— Written task —
Check each line of the material below for the string "matplotlib", then report how many lines have it, and nothing else.

— Supplied material —

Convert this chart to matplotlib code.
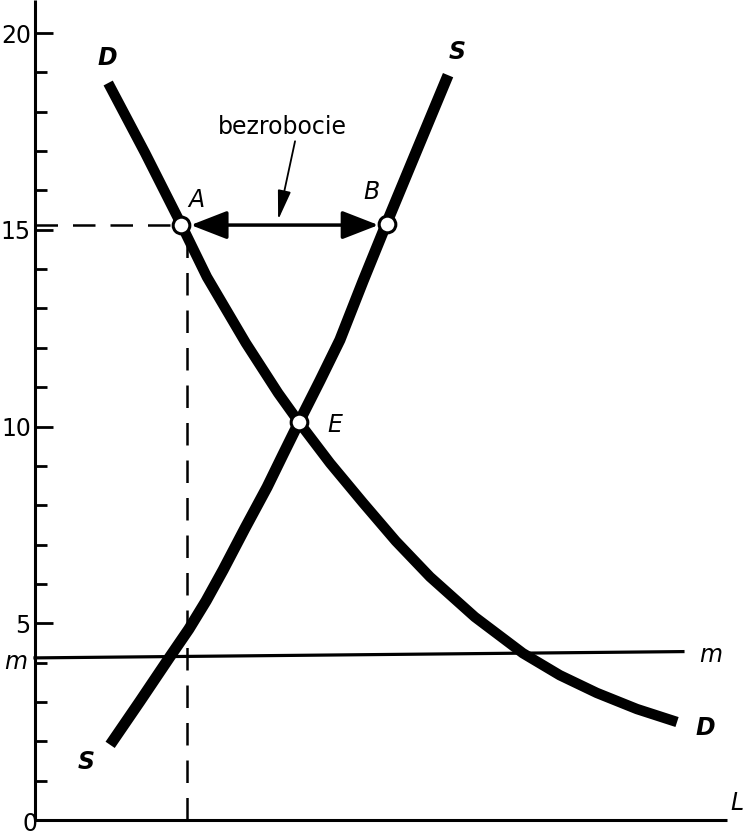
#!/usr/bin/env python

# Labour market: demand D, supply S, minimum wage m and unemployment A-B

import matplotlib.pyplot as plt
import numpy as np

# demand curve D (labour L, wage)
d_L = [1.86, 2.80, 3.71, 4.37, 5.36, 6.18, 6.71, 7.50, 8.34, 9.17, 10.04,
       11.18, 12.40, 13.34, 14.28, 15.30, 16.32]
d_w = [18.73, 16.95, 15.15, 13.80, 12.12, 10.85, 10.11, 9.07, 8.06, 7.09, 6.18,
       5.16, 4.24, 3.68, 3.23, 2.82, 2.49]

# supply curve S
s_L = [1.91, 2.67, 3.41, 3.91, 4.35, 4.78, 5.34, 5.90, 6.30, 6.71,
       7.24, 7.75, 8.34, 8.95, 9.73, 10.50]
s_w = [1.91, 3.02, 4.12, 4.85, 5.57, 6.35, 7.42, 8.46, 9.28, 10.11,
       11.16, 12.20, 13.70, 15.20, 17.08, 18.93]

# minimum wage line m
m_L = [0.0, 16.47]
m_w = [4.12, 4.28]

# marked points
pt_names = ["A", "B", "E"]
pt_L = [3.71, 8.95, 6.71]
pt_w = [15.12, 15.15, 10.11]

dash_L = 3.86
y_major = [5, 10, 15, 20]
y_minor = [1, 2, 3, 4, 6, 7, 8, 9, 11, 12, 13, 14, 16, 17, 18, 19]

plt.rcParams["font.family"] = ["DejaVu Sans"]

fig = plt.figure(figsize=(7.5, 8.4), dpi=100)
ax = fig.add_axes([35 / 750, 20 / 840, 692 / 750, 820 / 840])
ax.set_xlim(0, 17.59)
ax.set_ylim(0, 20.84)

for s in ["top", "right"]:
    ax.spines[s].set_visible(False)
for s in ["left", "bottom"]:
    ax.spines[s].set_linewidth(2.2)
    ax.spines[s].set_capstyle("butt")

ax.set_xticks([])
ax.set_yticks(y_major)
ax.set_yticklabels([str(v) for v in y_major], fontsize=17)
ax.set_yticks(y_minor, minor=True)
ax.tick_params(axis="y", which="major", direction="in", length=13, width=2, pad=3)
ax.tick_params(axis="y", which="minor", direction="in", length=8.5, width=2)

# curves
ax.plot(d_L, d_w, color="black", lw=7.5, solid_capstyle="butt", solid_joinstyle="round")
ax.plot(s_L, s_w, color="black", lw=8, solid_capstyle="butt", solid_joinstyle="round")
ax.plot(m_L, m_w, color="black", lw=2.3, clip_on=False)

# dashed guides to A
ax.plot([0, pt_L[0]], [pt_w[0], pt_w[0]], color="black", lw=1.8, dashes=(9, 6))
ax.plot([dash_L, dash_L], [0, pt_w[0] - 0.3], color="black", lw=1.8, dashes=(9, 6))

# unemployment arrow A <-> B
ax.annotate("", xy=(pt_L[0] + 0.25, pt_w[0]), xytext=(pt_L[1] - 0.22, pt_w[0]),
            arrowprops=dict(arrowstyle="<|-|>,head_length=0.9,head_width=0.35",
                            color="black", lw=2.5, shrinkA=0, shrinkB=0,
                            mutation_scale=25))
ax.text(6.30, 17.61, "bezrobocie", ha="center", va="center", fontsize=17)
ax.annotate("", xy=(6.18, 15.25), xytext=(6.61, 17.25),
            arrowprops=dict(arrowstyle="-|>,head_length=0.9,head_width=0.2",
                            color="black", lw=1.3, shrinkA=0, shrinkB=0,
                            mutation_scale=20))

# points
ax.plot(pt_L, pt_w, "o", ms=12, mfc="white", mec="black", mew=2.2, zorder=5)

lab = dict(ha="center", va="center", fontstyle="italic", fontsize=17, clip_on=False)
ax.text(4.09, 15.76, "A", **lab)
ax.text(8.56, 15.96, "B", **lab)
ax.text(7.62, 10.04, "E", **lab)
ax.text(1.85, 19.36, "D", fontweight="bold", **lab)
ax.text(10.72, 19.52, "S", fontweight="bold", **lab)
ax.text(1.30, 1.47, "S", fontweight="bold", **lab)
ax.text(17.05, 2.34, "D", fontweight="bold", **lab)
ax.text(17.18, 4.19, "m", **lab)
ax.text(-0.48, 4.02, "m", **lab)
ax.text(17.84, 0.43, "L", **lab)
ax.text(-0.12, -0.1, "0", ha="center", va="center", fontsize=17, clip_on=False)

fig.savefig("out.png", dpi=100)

— Full response —
2